• [Plotting code records]:
---+---

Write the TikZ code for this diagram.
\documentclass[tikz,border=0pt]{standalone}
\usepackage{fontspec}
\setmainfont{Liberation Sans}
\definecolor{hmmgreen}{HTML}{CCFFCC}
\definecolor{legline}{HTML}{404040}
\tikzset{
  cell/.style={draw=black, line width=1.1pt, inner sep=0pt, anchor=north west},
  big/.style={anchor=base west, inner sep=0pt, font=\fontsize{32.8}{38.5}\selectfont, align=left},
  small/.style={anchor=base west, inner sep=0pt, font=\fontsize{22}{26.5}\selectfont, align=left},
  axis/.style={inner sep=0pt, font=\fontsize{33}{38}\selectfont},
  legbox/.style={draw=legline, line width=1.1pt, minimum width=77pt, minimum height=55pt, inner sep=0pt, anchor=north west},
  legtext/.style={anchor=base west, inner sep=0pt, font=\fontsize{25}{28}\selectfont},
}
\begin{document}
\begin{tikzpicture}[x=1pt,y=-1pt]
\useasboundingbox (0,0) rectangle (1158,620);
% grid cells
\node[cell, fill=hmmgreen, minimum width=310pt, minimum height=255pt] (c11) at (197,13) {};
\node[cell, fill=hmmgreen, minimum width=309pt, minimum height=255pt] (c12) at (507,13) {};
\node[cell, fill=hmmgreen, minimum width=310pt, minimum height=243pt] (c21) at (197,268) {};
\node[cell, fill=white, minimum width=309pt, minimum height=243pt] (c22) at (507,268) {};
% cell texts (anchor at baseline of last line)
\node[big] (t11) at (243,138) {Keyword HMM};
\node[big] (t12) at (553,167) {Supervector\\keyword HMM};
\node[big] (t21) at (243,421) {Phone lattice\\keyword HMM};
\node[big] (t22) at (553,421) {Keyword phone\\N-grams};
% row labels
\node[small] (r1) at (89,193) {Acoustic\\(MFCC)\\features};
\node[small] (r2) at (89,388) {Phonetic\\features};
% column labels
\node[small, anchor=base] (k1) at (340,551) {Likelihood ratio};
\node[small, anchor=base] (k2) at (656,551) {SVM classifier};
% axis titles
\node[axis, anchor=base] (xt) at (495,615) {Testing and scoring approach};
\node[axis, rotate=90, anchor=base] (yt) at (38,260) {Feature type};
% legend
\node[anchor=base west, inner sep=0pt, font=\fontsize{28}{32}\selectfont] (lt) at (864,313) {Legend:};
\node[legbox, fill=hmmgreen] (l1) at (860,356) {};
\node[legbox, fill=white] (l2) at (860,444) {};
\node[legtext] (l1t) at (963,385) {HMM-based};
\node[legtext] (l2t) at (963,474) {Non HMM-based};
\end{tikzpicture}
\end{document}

---+---

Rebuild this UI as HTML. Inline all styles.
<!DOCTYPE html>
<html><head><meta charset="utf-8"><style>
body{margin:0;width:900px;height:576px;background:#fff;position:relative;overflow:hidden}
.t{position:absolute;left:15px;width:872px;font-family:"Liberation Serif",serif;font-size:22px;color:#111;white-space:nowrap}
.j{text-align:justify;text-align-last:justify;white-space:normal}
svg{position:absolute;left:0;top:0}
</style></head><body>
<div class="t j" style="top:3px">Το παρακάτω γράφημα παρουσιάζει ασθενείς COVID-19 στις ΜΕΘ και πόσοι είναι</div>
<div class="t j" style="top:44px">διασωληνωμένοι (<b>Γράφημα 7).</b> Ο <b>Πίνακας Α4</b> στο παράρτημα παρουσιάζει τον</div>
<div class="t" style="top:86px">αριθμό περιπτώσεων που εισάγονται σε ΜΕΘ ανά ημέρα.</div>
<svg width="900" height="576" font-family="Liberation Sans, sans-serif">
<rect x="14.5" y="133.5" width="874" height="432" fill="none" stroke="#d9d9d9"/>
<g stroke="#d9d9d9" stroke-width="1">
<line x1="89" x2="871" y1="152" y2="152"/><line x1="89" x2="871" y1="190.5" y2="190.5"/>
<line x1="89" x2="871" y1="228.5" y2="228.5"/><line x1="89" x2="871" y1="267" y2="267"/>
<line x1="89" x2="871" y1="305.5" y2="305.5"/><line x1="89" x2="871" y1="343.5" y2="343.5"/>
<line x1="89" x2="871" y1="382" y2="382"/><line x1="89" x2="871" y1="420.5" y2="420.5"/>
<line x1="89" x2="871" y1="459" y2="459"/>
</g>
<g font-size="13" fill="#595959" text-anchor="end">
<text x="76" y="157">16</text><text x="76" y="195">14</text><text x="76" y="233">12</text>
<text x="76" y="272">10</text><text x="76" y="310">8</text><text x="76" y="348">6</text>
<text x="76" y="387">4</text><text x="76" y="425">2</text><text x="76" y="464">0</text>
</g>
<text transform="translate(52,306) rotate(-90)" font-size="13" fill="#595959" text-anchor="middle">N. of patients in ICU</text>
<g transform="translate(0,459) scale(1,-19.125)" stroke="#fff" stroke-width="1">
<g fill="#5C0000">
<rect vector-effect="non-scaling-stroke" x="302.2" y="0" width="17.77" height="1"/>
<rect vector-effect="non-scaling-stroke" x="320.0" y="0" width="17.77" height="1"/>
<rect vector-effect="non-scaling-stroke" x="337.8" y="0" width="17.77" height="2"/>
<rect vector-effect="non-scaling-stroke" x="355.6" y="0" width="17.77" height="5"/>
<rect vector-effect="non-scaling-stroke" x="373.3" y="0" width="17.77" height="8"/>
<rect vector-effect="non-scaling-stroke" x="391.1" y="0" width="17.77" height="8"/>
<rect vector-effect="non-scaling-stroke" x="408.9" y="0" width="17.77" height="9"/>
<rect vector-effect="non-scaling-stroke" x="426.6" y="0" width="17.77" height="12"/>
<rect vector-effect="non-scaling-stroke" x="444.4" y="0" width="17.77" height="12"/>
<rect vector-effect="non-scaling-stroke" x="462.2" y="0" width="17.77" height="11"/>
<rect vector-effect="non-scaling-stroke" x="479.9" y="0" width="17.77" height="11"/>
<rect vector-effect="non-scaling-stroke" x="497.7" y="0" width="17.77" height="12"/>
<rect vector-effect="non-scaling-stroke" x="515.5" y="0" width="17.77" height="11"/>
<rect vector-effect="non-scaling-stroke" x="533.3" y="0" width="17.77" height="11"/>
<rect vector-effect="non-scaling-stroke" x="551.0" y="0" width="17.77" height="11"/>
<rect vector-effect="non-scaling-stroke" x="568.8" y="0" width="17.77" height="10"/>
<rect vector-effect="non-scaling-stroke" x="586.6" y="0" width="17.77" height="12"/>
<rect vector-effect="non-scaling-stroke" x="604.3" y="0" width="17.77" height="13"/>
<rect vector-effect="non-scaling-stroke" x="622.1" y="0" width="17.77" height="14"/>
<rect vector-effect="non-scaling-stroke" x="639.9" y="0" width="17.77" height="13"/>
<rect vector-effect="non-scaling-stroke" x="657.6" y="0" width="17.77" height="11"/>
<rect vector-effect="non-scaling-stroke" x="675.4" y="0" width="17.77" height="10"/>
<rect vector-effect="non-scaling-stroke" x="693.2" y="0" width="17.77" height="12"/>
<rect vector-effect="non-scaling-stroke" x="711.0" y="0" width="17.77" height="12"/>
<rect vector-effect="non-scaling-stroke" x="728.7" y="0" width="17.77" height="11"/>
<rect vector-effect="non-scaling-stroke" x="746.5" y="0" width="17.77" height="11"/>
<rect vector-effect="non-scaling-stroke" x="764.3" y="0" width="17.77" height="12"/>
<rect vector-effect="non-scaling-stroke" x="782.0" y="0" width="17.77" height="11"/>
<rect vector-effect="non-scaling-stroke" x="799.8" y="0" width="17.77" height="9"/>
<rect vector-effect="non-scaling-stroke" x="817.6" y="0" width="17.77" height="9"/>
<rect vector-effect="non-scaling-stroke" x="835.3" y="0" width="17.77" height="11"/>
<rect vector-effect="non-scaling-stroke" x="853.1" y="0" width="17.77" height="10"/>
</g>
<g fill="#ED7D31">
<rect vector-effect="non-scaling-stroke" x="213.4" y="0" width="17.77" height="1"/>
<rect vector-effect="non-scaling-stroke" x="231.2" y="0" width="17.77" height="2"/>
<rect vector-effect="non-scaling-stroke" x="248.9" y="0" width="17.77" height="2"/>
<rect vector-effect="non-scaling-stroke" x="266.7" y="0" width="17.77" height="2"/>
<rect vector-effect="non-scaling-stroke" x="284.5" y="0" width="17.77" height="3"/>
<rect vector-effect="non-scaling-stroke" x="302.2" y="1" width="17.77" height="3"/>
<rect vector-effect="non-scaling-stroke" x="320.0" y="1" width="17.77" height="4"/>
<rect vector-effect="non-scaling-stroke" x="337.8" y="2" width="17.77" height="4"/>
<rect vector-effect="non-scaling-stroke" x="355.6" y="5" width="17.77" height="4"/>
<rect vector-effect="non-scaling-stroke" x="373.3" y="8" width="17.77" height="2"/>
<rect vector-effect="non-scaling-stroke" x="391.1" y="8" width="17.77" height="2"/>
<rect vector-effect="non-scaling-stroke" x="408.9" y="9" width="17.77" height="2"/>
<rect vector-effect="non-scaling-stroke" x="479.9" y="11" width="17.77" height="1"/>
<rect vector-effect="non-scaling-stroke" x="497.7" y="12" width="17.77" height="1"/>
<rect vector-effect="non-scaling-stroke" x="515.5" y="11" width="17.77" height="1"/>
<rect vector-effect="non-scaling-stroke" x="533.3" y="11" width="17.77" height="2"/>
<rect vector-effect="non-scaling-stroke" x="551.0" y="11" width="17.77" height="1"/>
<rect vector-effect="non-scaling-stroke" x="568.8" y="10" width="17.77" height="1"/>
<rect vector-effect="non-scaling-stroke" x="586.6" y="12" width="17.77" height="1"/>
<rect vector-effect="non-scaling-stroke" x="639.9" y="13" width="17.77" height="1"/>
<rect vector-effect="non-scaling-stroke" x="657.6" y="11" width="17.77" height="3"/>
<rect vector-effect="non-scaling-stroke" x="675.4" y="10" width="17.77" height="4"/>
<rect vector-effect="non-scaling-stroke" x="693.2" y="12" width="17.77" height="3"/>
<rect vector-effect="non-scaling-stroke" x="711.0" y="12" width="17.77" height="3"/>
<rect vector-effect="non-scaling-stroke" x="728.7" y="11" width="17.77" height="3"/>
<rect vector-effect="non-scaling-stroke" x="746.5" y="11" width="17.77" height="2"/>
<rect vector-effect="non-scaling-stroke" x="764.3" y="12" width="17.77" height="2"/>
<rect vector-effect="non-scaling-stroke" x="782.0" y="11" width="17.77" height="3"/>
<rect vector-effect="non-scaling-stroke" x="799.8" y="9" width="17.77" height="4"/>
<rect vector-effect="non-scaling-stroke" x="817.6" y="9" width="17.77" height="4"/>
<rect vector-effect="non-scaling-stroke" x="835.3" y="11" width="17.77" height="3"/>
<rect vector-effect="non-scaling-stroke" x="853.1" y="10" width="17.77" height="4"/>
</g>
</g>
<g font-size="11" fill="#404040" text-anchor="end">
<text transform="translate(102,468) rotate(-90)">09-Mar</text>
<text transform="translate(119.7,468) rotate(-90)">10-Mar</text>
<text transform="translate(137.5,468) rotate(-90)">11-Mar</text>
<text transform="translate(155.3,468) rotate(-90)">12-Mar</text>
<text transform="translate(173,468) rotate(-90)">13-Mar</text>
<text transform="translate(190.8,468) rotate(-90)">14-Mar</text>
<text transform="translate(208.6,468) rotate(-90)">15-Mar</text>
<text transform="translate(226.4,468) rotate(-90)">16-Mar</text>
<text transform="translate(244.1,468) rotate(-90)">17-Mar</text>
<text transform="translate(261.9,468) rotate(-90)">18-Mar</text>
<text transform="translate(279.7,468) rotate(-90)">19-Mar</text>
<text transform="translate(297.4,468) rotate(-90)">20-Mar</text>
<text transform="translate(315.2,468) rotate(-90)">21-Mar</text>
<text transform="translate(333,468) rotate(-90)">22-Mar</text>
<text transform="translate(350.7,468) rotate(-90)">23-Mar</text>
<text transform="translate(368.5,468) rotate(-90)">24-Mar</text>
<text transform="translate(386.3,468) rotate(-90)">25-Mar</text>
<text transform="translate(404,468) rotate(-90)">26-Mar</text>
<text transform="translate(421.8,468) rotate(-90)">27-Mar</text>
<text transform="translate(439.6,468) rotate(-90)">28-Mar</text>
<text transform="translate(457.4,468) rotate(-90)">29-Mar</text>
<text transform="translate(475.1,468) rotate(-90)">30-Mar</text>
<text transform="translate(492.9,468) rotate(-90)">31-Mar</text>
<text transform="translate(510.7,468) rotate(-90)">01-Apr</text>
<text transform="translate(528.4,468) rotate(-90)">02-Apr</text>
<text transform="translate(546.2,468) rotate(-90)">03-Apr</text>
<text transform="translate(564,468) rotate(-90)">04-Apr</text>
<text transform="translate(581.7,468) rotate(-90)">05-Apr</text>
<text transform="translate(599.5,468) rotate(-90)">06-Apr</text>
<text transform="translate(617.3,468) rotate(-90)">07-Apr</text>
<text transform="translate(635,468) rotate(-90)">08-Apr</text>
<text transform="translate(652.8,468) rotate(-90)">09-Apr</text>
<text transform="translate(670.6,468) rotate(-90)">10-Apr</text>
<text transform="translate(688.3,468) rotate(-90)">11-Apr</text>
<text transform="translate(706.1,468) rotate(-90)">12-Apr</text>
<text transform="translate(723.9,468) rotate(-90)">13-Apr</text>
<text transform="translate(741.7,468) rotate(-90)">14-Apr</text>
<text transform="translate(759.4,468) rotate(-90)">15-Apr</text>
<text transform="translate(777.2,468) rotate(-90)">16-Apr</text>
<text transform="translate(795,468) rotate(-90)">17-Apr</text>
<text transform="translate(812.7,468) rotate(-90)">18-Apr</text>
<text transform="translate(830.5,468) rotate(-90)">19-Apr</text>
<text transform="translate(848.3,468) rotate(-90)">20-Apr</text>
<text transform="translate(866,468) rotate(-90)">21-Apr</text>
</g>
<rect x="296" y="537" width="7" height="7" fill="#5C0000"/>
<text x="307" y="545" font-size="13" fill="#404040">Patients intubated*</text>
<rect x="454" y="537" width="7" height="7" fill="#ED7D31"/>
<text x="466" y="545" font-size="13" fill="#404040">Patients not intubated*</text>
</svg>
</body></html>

---+---

From the material above, gather all lines that include the string "this" and copy them.

Write the TikZ code for this diagram.
Rebuild this UI as HTML. Inline all styles.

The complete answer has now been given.